Anyway thank you so much for your posts, it's really helping.

OP posts:
plantainchips · 11/11/2019 20:20

No where did I say you couldn’t be sexually assaulted in a relationship! You can. I’m saying in combination with all of the things I mentioned, it seems unlikely to me. In a relationship there is some element of not explicit consent. It isn’t generally a thing to ask partner if you can kiss them or initiate EVERY TIME. I don’t appreciate the suggestion that I am pushing any sort of message such as that. I am NOT.
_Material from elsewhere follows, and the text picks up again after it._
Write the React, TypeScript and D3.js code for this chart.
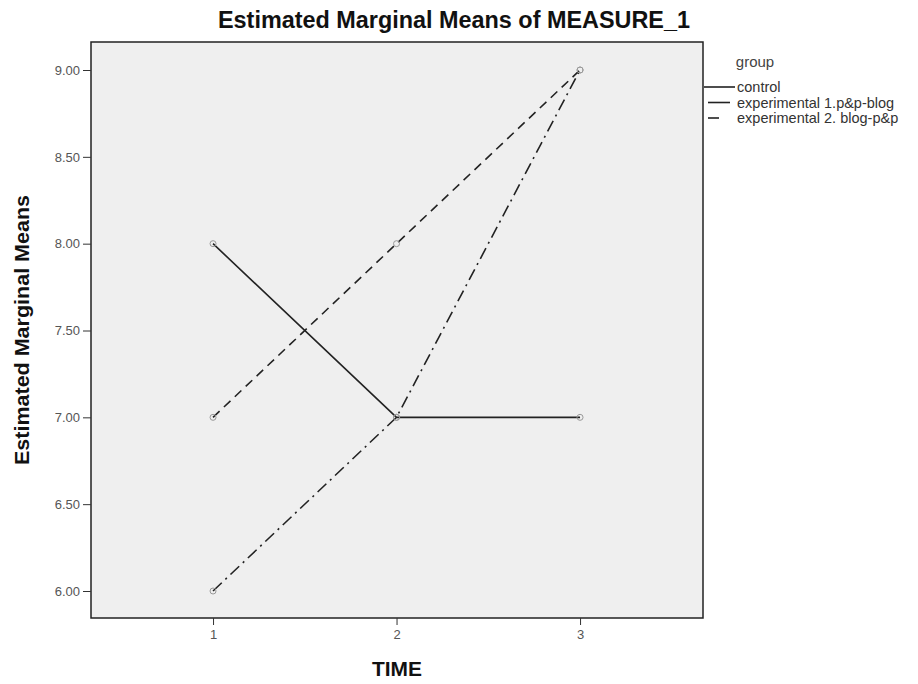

doublebarrellednurse · 11/11/2019 20:55

I think unless you did actually make it clear, verbally or otherwise, hat you didn't want it, it would be hard to call it rape or non consensual.

Really???

An unconscious person cannot consent.

That's a full sentence.

12345kbm · 11/11/2019 20:59

www.youtube.com/watch?v=pZwvrxVavnQ

Anothernick · 11/11/2019 21:11

Hmm this is difficult for you. I wonder if the later attempts to get you involved with his fetish are colouring your memory. There have been several occasions when we have had sex before sleep, both participating as usual, and then in the morning my DW seemed to have forgotten and asked me if we had done it. This makes me feel vaguely uncomfortable but she has never suggested that there is an issue, so I do think it is possible for someone to have sex whilst not completely awake. Which makes consent a bit hard to establish.